Это не значит, чтобы у Эсхила не бывало совсем изменений в настроении; они изредка встречаются, но только в виде крутых переломов.
– Прими нас в свой город, – говорят Данаиды царю.
– Не могу: за граждан страшно.
– Тогда мы повесимся на кумирах твоих богов.
– Это было бы неизгладимой скверной; пойду совещаться с общиной.
То же самое в последней сцене «Евменид». Оскорбленный хор мечет угрозы против Афин; все ласковые речи богини-покровительницы с обещанием культа тщетны.
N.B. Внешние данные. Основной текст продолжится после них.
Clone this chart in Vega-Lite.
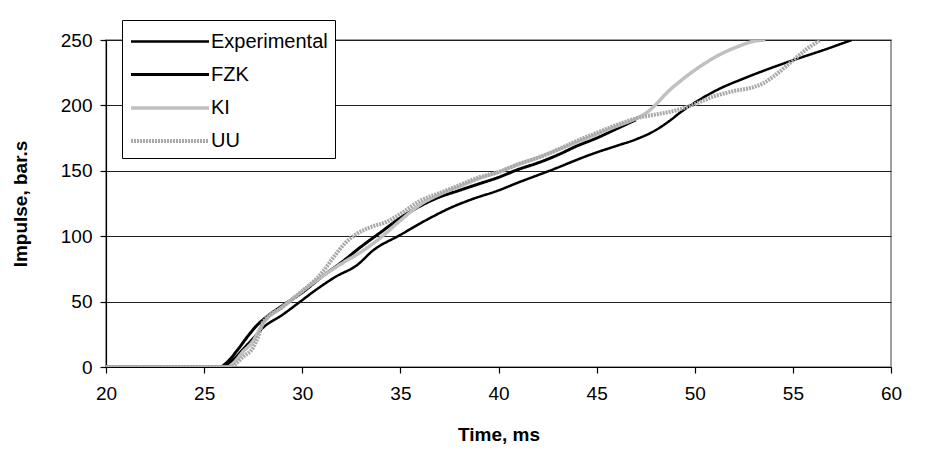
{
  "$schema": "https://vega.github.io/schema/vega-lite/v6.json",
  "width": 785,
  "height": 327,
  "autosize": {"type": "none"},
  "padding": {"left": 106, "top": 40, "right": 42, "bottom": 100},
  "background": "white",
  "config": {
    "font": "Liberation Sans",
    "view": {"stroke": "#808080", "strokeWidth": 1.5},
    "axis": {"labelFont": "Liberation Sans", "titleFont": "Liberation Sans", "labelColor": "black", "titleColor": "black", "domainColor": "black", "tickColor": "black", "gridColor": "#202020", "gridWidth": 1, "domainWidth": 1.2, "tickWidth": 1.2}
  },
  "data": {"values": [
    {"t": 20, "v": 0, "s": "Experimental"},
    {"t": 25.9, "v": 0, "s": "Experimental"},
    {"t": 26.5, "v": 6, "s": "Experimental"},
    {"t": 27, "v": 14, "s": "Experimental"},
    {"t": 27.5, "v": 22, "s": "Experimental"},
    {"t": 28, "v": 30, "s": "Experimental"},
    {"t": 29, "v": 40, "s": "Experimental"},
    {"t": 29.9, "v": 50, "s": "Experimental"},
    {"t": 30.7, "v": 59, "s": "Experimental"},
    {"t": 31.7, "v": 69, "s": "Experimental"},
    {"t": 32.8, "v": 78, "s": "Experimental"},
    {"t": 33.6, "v": 89, "s": "Experimental"},
    {"t": 35, "v": 101, "s": "Experimental"},
    {"t": 36.4, "v": 113, "s": "Experimental"},
    {"t": 37.6, "v": 122, "s": "Experimental"},
    {"t": 38.6, "v": 128, "s": "Experimental"},
    {"t": 40, "v": 135, "s": "Experimental"},
    {"t": 41, "v": 141, "s": "Experimental"},
    {"t": 42.6, "v": 150, "s": "Experimental"},
    {"t": 44.8, "v": 163, "s": "Experimental"},
    {"t": 46, "v": 169, "s": "Experimental"},
    {"t": 47, "v": 174, "s": "Experimental"},
    {"t": 48, "v": 181, "s": "Experimental"},
    {"t": 48.7, "v": 188, "s": "Experimental"},
    {"t": 49.3, "v": 195, "s": "Experimental"},
    {"t": 50.1, "v": 203, "s": "Experimental"},
    {"t": 51.3, "v": 213, "s": "Experimental"},
    {"t": 52.4, "v": 220, "s": "Experimental"},
    {"t": 53.6, "v": 227, "s": "Experimental"},
    {"t": 55, "v": 234.5, "s": "Experimental"},
    {"t": 56.5, "v": 242, "s": "Experimental"},
    {"t": 58, "v": 250, "s": "Experimental"},

    {"t": 20, "v": 0, "s": "FZK"},
    {"t": 25.8, "v": 0, "s": "FZK"},
    {"t": 26.2, "v": 4, "s": "FZK"},
    {"t": 26.7, "v": 13, "s": "FZK"},
    {"t": 27.25, "v": 24, "s": "FZK"},
    {"t": 27.7, "v": 32, "s": "FZK"},
    {"t": 28.2, "v": 38.5, "s": "FZK"},
    {"t": 29, "v": 47, "s": "FZK"},
    {"t": 30, "v": 57, "s": "FZK"},
    {"t": 31, "v": 69, "s": "FZK"},
    {"t": 32, "v": 80, "s": "FZK"},
    {"t": 33, "v": 92, "s": "FZK"},
    {"t": 34, "v": 103, "s": "FZK"},
    {"t": 35, "v": 114, "s": "FZK"},
    {"t": 36, "v": 123, "s": "FZK"},
    {"t": 37, "v": 130, "s": "FZK"},
    {"t": 38, "v": 135, "s": "FZK"},
    {"t": 39, "v": 140, "s": "FZK"},
    {"t": 40, "v": 145, "s": "FZK"},
    {"t": 41, "v": 151, "s": "FZK"},
    {"t": 42, "v": 156, "s": "FZK"},
    {"t": 43, "v": 162, "s": "FZK"},
    {"t": 44, "v": 169, "s": "FZK"},
    {"t": 45, "v": 175, "s": "FZK"},
    {"t": 46, "v": 182, "s": "FZK"},
    {"t": 47, "v": 189, "s": "FZK"},

    {"t": 20, "v": 0, "s": "KI"},
    {"t": 26.2, "v": 0, "s": "KI"},
    {"t": 27, "v": 12, "s": "KI"},
    {"t": 27.5, "v": 20, "s": "KI"},
    {"t": 27.8, "v": 28, "s": "KI"},
    {"t": 28, "v": 33, "s": "KI"},
    {"t": 29, "v": 46, "s": "KI"},
    {"t": 30, "v": 58, "s": "KI"},
    {"t": 31, "v": 69, "s": "KI"},
    {"t": 32, "v": 79, "s": "KI"},
    {"t": 33, "v": 88, "s": "KI"},
    {"t": 34, "v": 99, "s": "KI"},
    {"t": 35, "v": 112, "s": "KI"},
    {"t": 36, "v": 124, "s": "KI"},
    {"t": 37, "v": 132, "s": "KI"},
    {"t": 38, "v": 138, "s": "KI"},
    {"t": 39, "v": 144, "s": "KI"},
    {"t": 40, "v": 149, "s": "KI"},
    {"t": 41, "v": 155, "s": "KI"},
    {"t": 42, "v": 160, "s": "KI"},
    {"t": 43, "v": 166, "s": "KI"},
    {"t": 44, "v": 172, "s": "KI"},
    {"t": 45, "v": 178, "s": "KI"},
    {"t": 46, "v": 184, "s": "KI"},
    {"t": 47, "v": 190, "s": "KI"},
    {"t": 47.6, "v": 195, "s": "KI"},
    {"t": 48.1, "v": 202, "s": "KI"},
    {"t": 48.6, "v": 210, "s": "KI"},
    {"t": 49.3, "v": 219, "s": "KI"},
    {"t": 50.1, "v": 228, "s": "KI"},
    {"t": 51.3, "v": 239, "s": "KI"},
    {"t": 52.2, "v": 245, "s": "KI"},
    {"t": 53, "v": 249, "s": "KI"},
    {"t": 53.6, "v": 250, "s": "KI"},

    {"t": 20, "v": 0, "s": "UU"},
    {"t": 26.3, "v": 0, "s": "UU"},
    {"t": 27, "v": 8, "s": "UU"},
    {"t": 27.5, "v": 15, "s": "UU"},
    {"t": 27.8, "v": 25, "s": "UU"},
    {"t": 28, "v": 34, "s": "UU"},
    {"t": 29, "v": 46, "s": "UU"},
    {"t": 30, "v": 58, "s": "UU"},
    {"t": 31, "v": 72, "s": "UU"},
    {"t": 31.6, "v": 84, "s": "UU"},
    {"t": 32.2, "v": 95, "s": "UU"},
    {"t": 32.8, "v": 102, "s": "UU"},
    {"t": 33.5, "v": 107, "s": "UU"},
    {"t": 34.3, "v": 111, "s": "UU"},
    {"t": 35, "v": 117, "s": "UU"},
    {"t": 36, "v": 127, "s": "UU"},
    {"t": 37, "v": 133, "s": "UU"},
    {"t": 38, "v": 139, "s": "UU"},
    {"t": 39, "v": 145, "s": "UU"},
    {"t": 40, "v": 149, "s": "UU"},
    {"t": 41, "v": 155, "s": "UU"},
    {"t": 42, "v": 160, "s": "UU"},
    {"t": 43, "v": 166, "s": "UU"},
    {"t": 44, "v": 173, "s": "UU"},
    {"t": 45, "v": 179, "s": "UU"},
    {"t": 46, "v": 185, "s": "UU"},
    {"t": 47, "v": 190, "s": "UU"},
    {"t": 48, "v": 193, "s": "UU"},
    {"t": 49, "v": 196, "s": "UU"},
    {"t": 50, "v": 201, "s": "UU"},
    {"t": 51, "v": 207, "s": "UU"},
    {"t": 52, "v": 211, "s": "UU"},
    {"t": 53, "v": 214, "s": "UU"},
    {"t": 53.5, "v": 217, "s": "UU"},
    {"t": 54, "v": 222, "s": "UU"},
    {"t": 54.9, "v": 233, "s": "UU"},
    {"t": 55.7, "v": 243, "s": "UU"},
    {"t": 56.4, "v": 250, "s": "UU"}
  ]},
  "mark": {"type": "line", "interpolate": "monotone", "clip": true},
  "encoding": {
    "x": {"field": "t", "type": "quantitative",
      "scale": {"domain": [20, 60], "nice": false, "zero": false},
      "axis": {"title": "Time, ms", "values": [20, 25, 30, 35, 40, 45, 50, 55, 60], "grid": false, "tickSize": 6, "labelFlush": false, "labelFontSize": 19, "labelPadding": 11, "titleFontSize": 19, "titleFontWeight": "bold", "titlePadding": 22}},
    "y": {"field": "v", "type": "quantitative",
      "scale": {"domain": [0, 250], "nice": false},
      "axis": {"title": "Impulse, bar.s", "values": [0, 50, 100, 150, 200, 250], "grid": true, "tickSize": 6, "labelFlush": false, "labelFontSize": 19, "labelPadding": 8, "titleFontSize": 19, "titleFontWeight": "bold", "titlePadding": 30}},
    "color": {"field": "s", "type": "nominal",
      "scale": {"domain": ["Experimental", "FZK", "KI", "UU"], "range": ["#000000", "#000000", "#c0c0c0", "#a8a8a8"]},
      "legend": {"title": null, "orient": "none", "legendX": 16, "legendY": -20, "symbolType": "M-3,0H3", "symbolSize": 676, "symbolOffset": 26, "labelFontSize": 20, "labelFont": "Liberation Sans", "labelColor": "black", "labelOffset": 26, "rowPadding": 8, "strokeColor": "black", "fillColor": "white", "padding": 7}},
    "strokeWidth": {"field": "s", "type": "nominal",
      "scale": {"domain": ["Experimental", "FZK", "KI", "UU"], "range": [2.5, 4, 5, 4]}},
    "strokeDash": {"field": "s", "type": "nominal",
      "scale": {"domain": ["Experimental", "FZK", "KI", "UU"], "range": [[1, 0], [1, 0], [1, 0], [2, 1]]}}
  }
}
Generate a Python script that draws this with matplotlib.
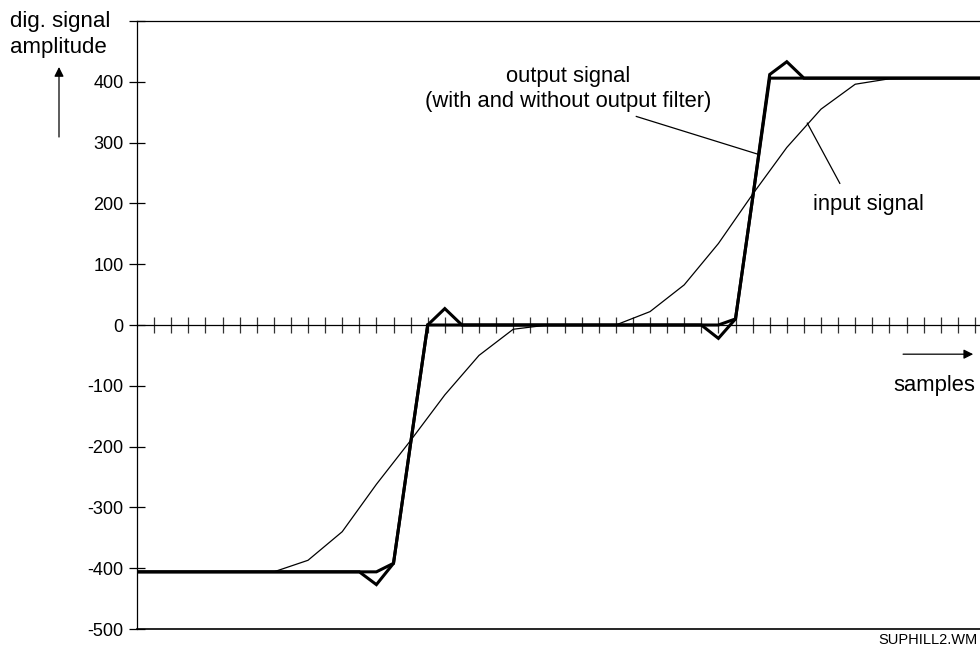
import matplotlib.pyplot as plt
import numpy as np

plt.rcParams['font.family'] = ['Liberation Sans', 'DejaVu Sans']

# sample index of every output value
out_n = list(range(51))
out_plain = [-406, -406, -406, -406, -406, -406, -406, -406, -406, -406,
             -406, -406, -406, -406, -406, -392, -195, 0, 0, 0,
             0, 0, 0, 0, 0, 0, 0, 0, 0, 0,
             0, 0, 0, 0, 0, 10, 208, 406, 406, 406,
             406, 406, 406, 406, 406, 406, 406, 406, 406, 406, 406]
out_filt = [-406, -406, -406, -406, -406, -406, -406, -406, -406, -406,
            -406, -406, -406, -406, -427, -392, -195, 0, 27, 0,
            0, 0, 0, 0, 0, 0, 0, 0, 0, 0,
            0, 0, 0, 0, -22, 10, 208, 412, 433, 406,
            406, 406, 406, 406, 406, 406, 406, 406, 406, 406, 406]

# input signal is known on every second sample
in_n = [0, 2, 4, 6, 8, 10, 12, 14, 16, 18, 20, 22, 24, 26, 28, 30, 32, 34, 36,
        38, 40, 42, 44, 46, 48, 50]
in_val = [-406, -406, -406, -406, -406, -387, -340, -262, -190, -115, -50, -7, 0,
          0, 0, 22, 66, 134, 215, 292, 355, 396, 405, 406, 406, 406]

yticks = [-500, -400, -300, -200, -100, 0, 100, 200, 300, 400, 500]
ylabels = ['-500', '-400', '-300', '-200', '-100', '0', '100', '200', '300', '400', '']

W, H = 980, 648
fig = plt.figure(figsize=(W / 100, H / 100), dpi=100)
# axis box runs past the right edge of the sheet
ax = fig.add_axes([137 / W, 19 / H, 50 * 17.1 / W, 608 / H])
ax.set_xlim(0, 50)
ax.set_ylim(-500, 500)

ax.plot(in_n, in_val, color='black', lw=0.9, zorder=3)
ax.plot(out_n, out_filt, color='black', lw=2.2, zorder=4, solid_joinstyle='miter')
ax.plot(out_n, out_plain, color='black', lw=2.2, zorder=4, solid_joinstyle='miter')

ax.spines['right'].set_visible(False)
ax.spines['bottom'].set_position(('data', 0))
for s in ['top', 'left', 'bottom']:
    ax.spines[s].set_linewidth(0.9)
ax.axhline(-500, color='black', lw=1.2, clip_on=False)

ax.set_xticks(range(1, 51))
ax.set_xticklabels([])
ax.tick_params(axis='x', direction='inout', length=11, width=0.9, color='#333333')
ax.set_yticks(yticks)
ax.set_yticklabels(ylabels)
ax.tick_params(axis='y', direction='inout', length=11, width=0.9, labelsize=13, pad=4)

ax.text(25.2, 409, 'output signal', ha='center', va='center', fontsize=15.8)
ax.text(25.2, 368, '(with and without output filter)', ha='center', va='center', fontsize=15.8)
ax.plot([29.2, 36.3], [343, 281], color='black', lw=0.9, zorder=5)

ax.text(42.75, 199, 'input signal', ha='center', va='center', fontsize=15.8)
ax.plot([39.2, 41.1], [332, 233], color='black', lw=0.9, zorder=5)

ax.text(46.6, -100, 'samples', ha='center', va='center', fontsize=15.8, clip_on=False)
ax.annotate('', xy=(48.9, -48), xytext=(44.8, -48),
            arrowprops=dict(arrowstyle='-|>', color='black', lw=0.9,
                            mutation_scale=14, shrinkA=0, shrinkB=0))

fig.text(10 / W, 1 - 27 / H, 'dig. signal', ha='left', va='baseline', fontsize=16)
fig.text(10 / W, 1 - 53 / H, 'amplitude', ha='left', va='baseline', fontsize=16)
ax.annotate('', xy=(59, H - 67), xytext=(59, H - 137), xycoords='figure pixels',
            textcoords='figure pixels',
            arrowprops=dict(arrowstyle='-|>', color='black', lw=0.9,
                            mutation_scale=14, shrinkA=0, shrinkB=0))

fig.text(978 / W, 1 - 640 / H, 'SUPHILL2.WM', ha='right', va='center', fontsize=10.5)

fig.savefig('out.png', dpi=100)
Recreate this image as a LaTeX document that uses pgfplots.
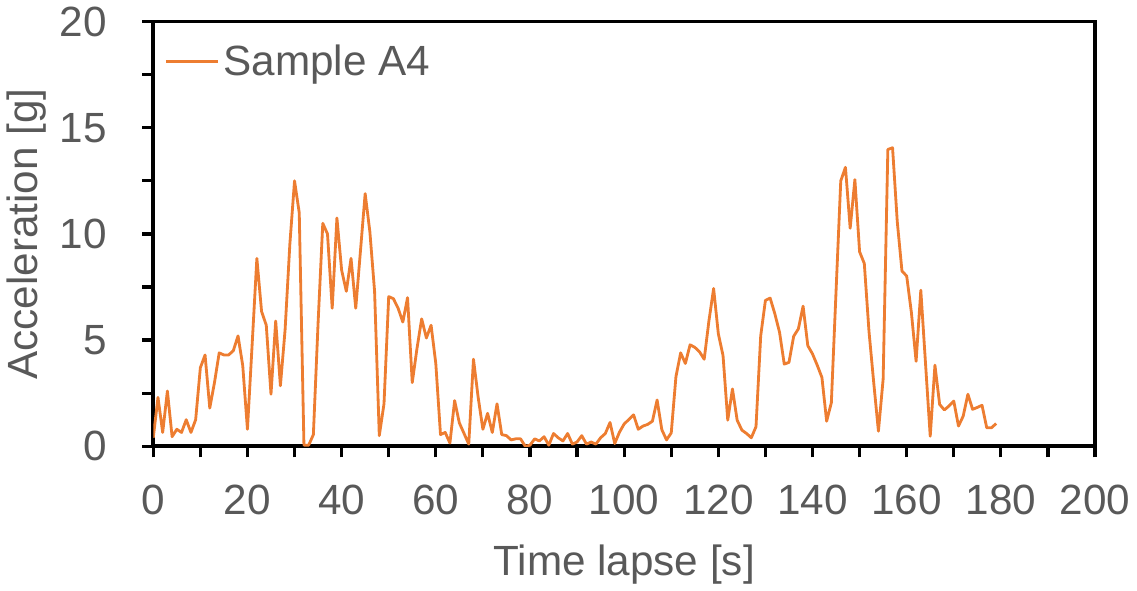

И вдруг, неожиданно для нас, примирительный вопрос: «Владычица Афина, какую обитель обещаешь ты нам?» – и вражде конец.
В противоположность к этой строгой, архаической, хотя и внушительной в своей величавой неподвижности технике Софокл должен считаться творцом психологической постепенности в переходах, – конечно, там, где она уместна. Возьмем для пояснения из самой ранней для нас трагедии, из «Антигоны», сцену Креонта с Гемоном. Последний приходит почтительным сыном, уходит мятежным и отчаявшимся; стоит обратить внимание на постепенность, с которой совершается этот переворот. Он начинается уже во время его агонистической речи, будучи вызван, очевидно, выражением несговорчивости и негодования в игре сурового отца: вначале трогательное выражение преданности, но во второй половине уже слышатся нотки ласкового предостережения; затем, ввиду упорства отца, более настойчивые убеждения; затем, когда спор переходит на политическую почву, не лишенные резкости возражения; затем, при троекратном повторении укоризны в «угождении женщине», – всё более и более горячие ответы и, наконец, после решительной угрозы, – взрыв отчаяния. То же можно проследить в сцене Креонта с Тиресием: старый пророк настроен добродушно, лишь мало-помалу царь повторением своего оскорбительного обвинения в продажности выводит его из себя. То же в «Царе Эдипе» – в сцене героя с Креонтом во втором действии и во многих других местах.
В другом роде, но не менее художественна и благодарна постепенность в сцене признания Ореста и Электры – особенно если сравнить ее с параллельной сценой в «Хоэфорах» Эсхила; здесь постепенность даже двойная. Вернувшийся брат не начинает с прямого заявления: «Я – Орест», как у старшего поэта; он ведь не с тем пришел, чтобы открыться сестре: это намерение, или, вернее, эта психологическая необходимость возникает для него на наших глазах, во время трогательного плача Электры; и здесь, значит, мы должны представить себе живую немую игру брата в продолжение всей непрерывной речи сестры. Затем он старается внушить ей доверие к себе – или, вернее, это делает, бессознательно для него самого, все сильнее и сильнее пробивающийся поток его чувств. Затем зароняется подозрение, что он в родстве с ней, – что он имеет сообщить ей важную тайну, – что урна не содержит праха Ореста.